Each line that holds the word "picture" is to be identified and copied.
((
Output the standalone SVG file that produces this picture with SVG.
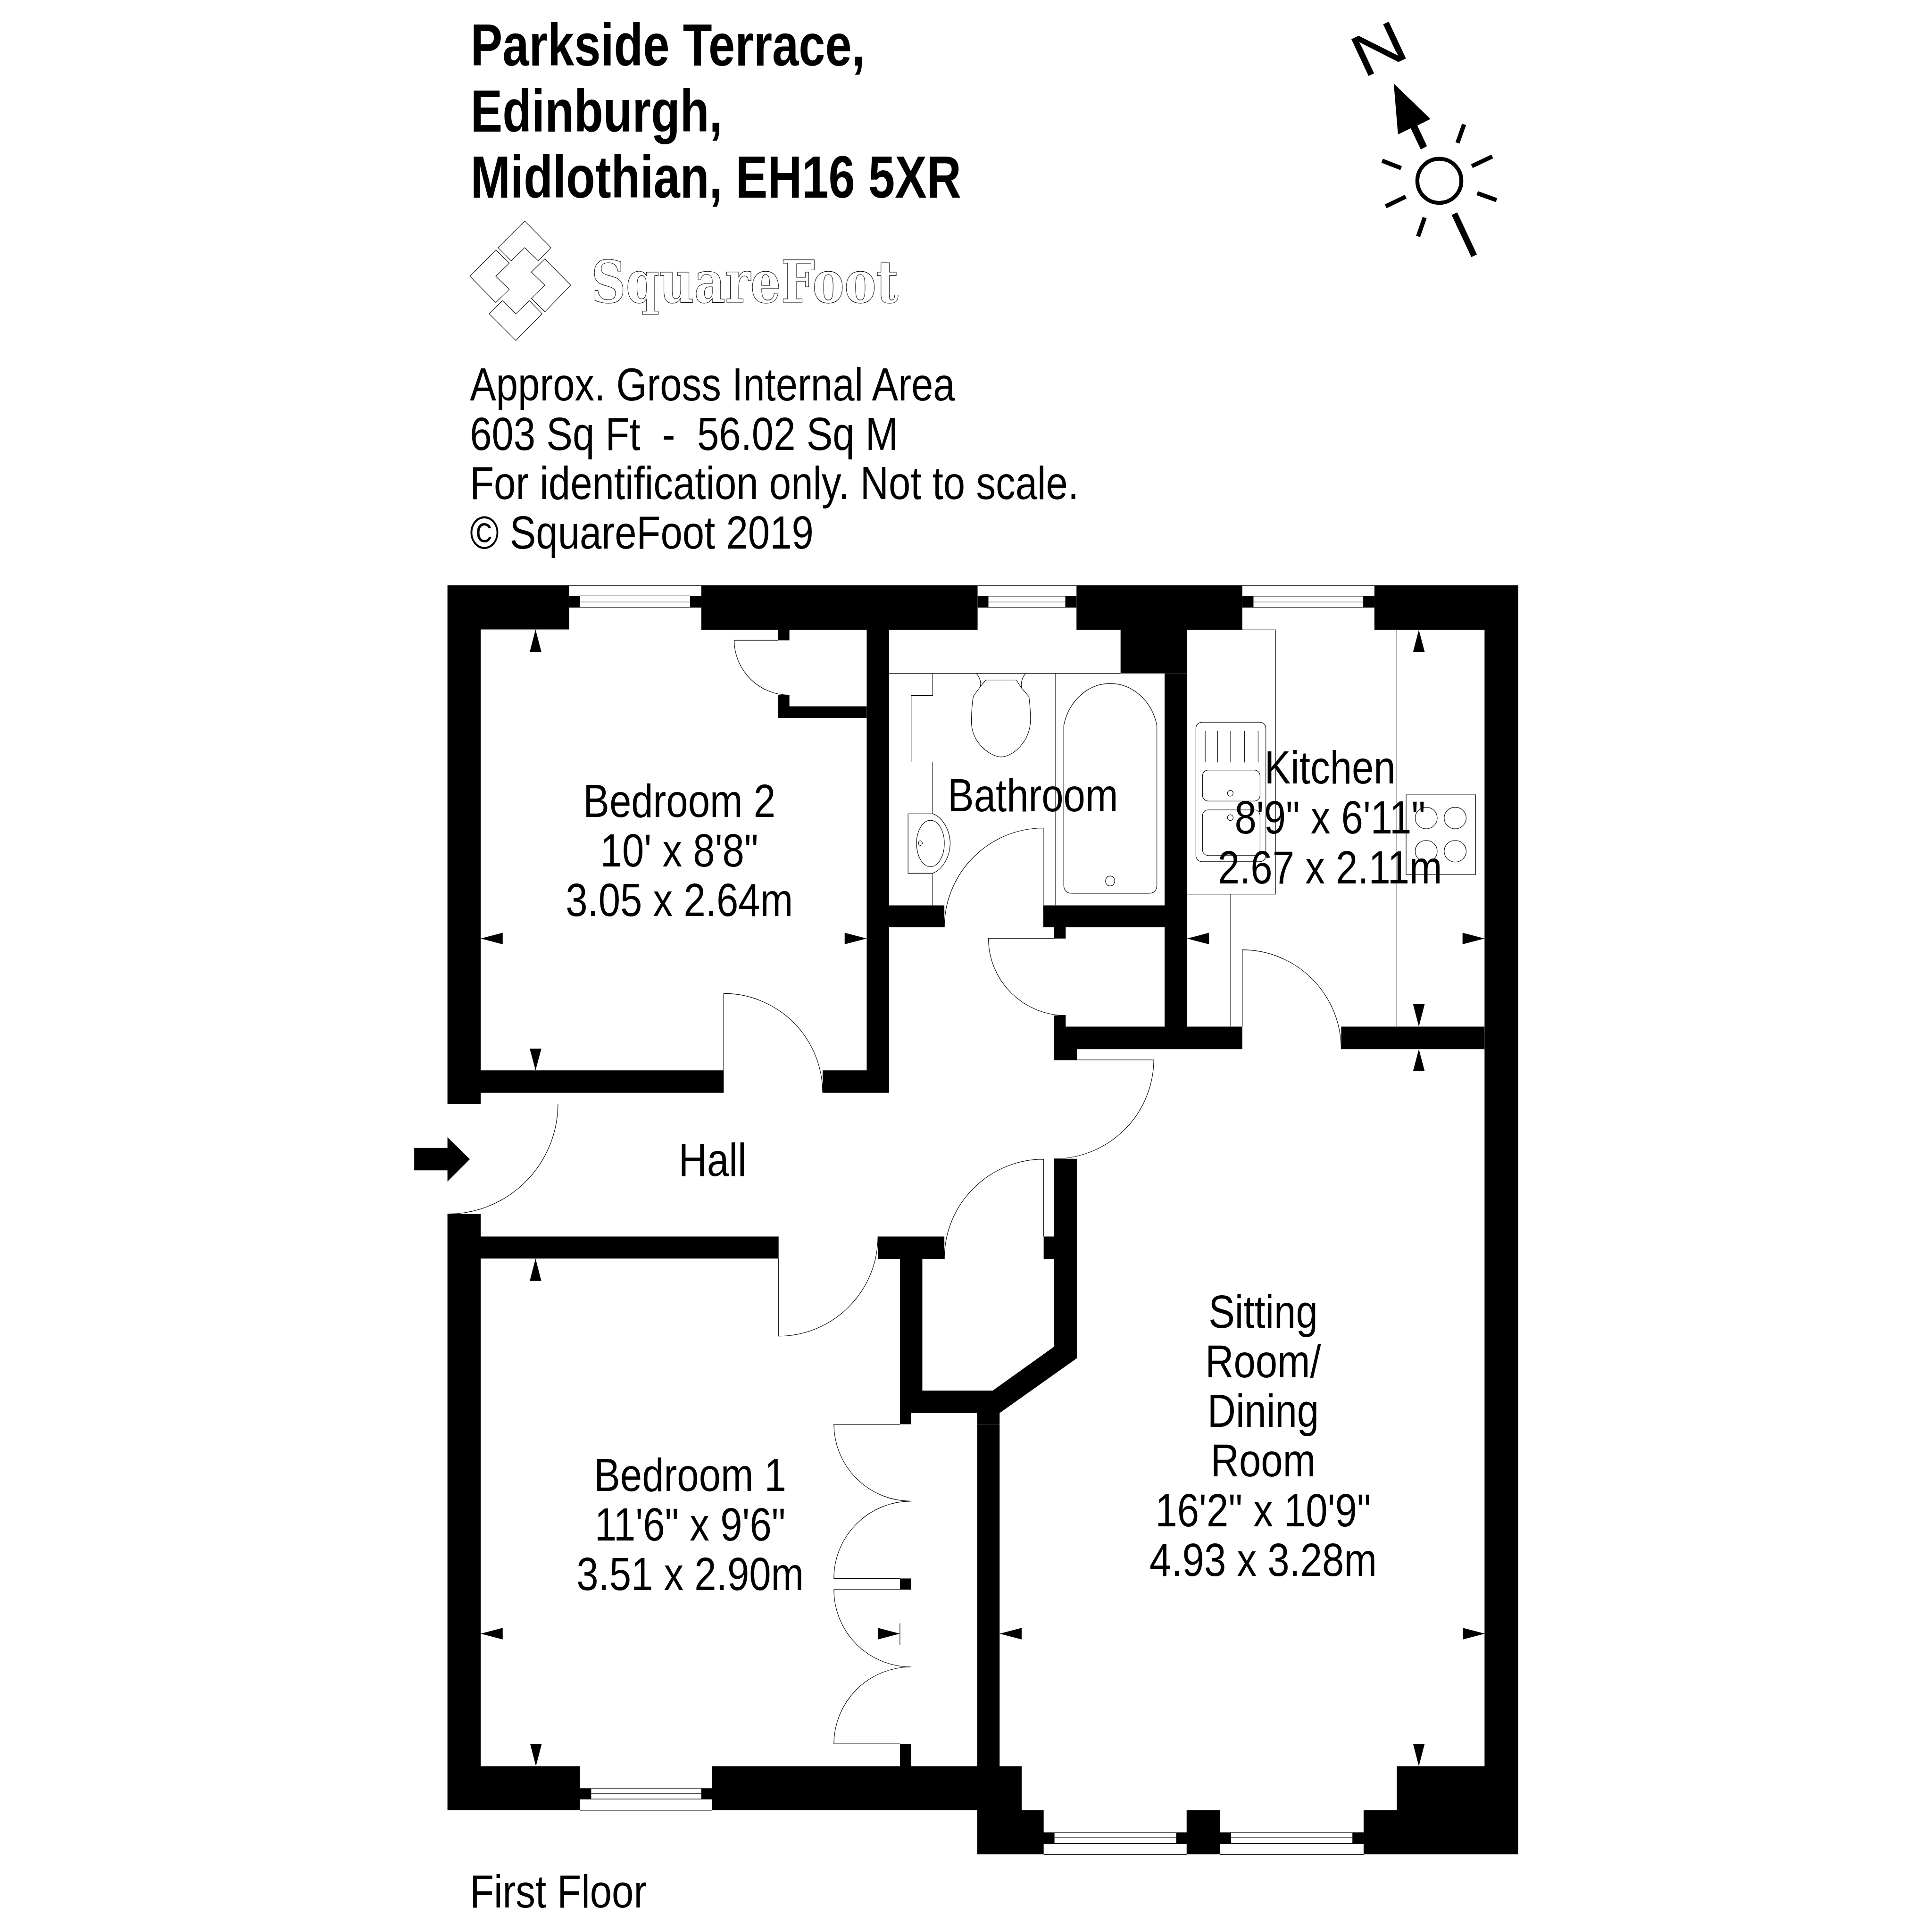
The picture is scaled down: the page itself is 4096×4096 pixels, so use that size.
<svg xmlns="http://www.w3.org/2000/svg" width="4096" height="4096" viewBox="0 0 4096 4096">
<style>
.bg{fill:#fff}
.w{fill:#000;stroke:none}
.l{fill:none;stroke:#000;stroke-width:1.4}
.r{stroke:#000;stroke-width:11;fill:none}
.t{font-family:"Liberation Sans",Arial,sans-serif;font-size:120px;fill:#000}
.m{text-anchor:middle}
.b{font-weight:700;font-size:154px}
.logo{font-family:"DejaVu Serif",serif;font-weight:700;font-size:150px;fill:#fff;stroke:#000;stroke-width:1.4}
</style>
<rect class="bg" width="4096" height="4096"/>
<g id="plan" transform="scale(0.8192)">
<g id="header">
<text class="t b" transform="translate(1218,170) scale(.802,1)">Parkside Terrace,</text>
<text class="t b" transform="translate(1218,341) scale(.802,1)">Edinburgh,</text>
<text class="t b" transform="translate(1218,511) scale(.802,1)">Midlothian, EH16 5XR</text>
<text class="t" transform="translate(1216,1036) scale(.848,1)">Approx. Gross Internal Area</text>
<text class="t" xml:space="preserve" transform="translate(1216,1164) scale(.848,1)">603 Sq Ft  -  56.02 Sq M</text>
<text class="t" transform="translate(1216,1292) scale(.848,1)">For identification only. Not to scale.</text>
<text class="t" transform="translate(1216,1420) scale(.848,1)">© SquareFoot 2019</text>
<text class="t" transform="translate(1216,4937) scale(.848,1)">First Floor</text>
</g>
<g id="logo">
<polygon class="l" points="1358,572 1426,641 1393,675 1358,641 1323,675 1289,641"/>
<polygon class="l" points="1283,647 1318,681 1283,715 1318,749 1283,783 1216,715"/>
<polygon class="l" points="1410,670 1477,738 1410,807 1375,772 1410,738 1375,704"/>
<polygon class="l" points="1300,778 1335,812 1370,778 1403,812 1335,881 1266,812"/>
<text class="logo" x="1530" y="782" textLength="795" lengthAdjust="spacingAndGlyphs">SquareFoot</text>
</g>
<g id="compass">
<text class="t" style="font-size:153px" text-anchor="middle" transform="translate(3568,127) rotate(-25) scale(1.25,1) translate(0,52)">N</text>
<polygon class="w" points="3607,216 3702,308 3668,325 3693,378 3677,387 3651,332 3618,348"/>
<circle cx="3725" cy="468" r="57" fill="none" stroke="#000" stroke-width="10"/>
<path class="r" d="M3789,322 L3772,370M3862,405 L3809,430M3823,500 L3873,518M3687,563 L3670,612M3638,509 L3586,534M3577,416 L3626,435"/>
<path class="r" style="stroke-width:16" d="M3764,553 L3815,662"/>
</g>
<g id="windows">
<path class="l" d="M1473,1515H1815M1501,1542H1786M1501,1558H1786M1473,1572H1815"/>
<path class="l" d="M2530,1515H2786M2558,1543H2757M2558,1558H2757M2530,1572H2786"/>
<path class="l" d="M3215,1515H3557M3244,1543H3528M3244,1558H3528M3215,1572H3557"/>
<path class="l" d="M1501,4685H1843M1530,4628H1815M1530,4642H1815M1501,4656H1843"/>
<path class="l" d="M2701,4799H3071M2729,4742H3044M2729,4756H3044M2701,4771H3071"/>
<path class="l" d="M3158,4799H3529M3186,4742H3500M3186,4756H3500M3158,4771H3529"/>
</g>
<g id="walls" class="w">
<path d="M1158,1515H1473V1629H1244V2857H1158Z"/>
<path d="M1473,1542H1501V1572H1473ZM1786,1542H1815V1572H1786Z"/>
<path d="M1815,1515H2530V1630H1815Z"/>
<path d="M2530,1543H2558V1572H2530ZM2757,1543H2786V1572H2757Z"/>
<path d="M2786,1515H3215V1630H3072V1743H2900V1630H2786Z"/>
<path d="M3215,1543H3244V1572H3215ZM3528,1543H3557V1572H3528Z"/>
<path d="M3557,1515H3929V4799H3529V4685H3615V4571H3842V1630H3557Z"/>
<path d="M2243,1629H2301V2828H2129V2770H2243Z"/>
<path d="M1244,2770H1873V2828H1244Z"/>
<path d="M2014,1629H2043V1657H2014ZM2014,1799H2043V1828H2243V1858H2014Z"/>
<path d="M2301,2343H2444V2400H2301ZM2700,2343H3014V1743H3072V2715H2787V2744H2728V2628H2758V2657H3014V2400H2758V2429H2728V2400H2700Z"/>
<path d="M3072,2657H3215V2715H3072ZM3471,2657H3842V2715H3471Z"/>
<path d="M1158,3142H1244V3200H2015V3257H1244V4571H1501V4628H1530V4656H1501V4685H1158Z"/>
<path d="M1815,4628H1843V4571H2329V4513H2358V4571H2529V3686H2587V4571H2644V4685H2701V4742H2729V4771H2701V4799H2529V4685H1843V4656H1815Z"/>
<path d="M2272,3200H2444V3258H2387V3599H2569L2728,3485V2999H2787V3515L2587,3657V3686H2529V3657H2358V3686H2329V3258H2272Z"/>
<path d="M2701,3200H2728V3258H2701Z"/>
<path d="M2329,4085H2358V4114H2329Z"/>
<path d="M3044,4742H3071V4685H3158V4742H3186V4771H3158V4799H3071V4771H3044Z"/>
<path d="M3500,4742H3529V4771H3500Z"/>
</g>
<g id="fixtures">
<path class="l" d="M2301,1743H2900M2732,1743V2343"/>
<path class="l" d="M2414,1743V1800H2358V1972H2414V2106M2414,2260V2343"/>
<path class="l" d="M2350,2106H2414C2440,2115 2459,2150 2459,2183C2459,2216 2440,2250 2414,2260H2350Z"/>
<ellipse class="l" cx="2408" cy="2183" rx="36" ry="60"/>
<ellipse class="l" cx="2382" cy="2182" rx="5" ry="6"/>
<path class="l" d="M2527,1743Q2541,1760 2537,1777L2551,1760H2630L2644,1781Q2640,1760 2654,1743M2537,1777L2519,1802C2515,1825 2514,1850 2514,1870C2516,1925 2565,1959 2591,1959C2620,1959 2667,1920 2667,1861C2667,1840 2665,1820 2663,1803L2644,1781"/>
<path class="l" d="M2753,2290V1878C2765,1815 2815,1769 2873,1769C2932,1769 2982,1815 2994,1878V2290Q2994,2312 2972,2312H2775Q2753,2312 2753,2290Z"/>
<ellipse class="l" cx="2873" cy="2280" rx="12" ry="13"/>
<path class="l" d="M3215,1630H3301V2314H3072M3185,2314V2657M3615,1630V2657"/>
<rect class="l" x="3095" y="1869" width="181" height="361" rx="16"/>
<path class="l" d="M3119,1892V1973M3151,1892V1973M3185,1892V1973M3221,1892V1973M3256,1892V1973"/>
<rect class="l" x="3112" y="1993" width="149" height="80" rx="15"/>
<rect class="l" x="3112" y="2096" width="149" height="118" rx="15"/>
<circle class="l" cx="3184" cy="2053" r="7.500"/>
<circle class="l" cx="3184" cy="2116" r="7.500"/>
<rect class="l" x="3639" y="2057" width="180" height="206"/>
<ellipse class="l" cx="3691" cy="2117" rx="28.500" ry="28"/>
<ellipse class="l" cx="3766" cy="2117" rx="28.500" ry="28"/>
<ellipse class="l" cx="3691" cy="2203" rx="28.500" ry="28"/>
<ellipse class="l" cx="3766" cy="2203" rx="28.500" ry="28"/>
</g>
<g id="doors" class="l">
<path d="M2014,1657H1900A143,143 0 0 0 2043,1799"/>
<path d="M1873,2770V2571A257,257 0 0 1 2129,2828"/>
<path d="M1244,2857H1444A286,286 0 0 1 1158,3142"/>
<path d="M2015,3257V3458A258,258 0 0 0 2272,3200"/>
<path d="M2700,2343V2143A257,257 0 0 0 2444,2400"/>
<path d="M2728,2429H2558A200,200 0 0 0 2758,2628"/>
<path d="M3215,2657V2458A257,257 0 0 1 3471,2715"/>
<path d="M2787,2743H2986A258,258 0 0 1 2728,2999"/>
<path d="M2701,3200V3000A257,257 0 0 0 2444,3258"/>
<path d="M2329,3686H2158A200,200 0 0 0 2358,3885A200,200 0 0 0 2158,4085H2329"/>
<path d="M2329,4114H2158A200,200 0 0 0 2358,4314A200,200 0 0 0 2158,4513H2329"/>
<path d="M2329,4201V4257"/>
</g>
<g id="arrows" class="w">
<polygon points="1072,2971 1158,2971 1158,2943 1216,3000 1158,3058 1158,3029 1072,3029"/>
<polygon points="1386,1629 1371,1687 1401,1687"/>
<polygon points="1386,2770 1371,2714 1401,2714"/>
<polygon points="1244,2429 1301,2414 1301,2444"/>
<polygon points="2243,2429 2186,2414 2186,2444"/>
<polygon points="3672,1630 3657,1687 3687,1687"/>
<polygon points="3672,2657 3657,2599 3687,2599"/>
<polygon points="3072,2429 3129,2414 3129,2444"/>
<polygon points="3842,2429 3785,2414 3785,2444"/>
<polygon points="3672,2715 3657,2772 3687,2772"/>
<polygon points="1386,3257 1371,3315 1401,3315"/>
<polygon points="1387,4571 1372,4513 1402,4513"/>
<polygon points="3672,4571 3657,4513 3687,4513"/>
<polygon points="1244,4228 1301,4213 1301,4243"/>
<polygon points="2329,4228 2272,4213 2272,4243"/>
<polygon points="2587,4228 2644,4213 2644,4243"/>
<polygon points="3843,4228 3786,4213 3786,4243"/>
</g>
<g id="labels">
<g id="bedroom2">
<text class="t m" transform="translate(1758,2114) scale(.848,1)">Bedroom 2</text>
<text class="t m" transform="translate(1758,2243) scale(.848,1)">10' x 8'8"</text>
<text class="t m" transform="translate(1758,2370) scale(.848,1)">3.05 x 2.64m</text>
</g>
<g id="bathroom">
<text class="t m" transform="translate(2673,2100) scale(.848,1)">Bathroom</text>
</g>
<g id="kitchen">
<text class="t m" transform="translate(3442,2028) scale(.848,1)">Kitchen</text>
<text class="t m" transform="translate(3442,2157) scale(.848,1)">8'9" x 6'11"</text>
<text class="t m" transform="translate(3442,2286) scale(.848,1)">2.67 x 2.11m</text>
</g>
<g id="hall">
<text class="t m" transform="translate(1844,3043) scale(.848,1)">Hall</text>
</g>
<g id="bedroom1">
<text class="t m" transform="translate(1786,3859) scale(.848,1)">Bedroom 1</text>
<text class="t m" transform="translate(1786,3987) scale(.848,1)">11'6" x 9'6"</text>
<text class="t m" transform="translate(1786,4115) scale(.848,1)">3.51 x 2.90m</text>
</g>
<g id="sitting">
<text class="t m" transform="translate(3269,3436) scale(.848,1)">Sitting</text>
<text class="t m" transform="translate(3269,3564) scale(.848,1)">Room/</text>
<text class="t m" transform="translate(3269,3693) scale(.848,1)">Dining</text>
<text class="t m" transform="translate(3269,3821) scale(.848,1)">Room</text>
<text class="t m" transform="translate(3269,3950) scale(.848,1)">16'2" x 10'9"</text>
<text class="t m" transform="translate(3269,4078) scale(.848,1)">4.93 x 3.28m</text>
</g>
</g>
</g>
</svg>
))
__THE RESPONSE__.
Output the standalone SVG file that produces this picture with SVG.
The picture is scaled down: the page itself is 4096×4096 pixels, so use that size.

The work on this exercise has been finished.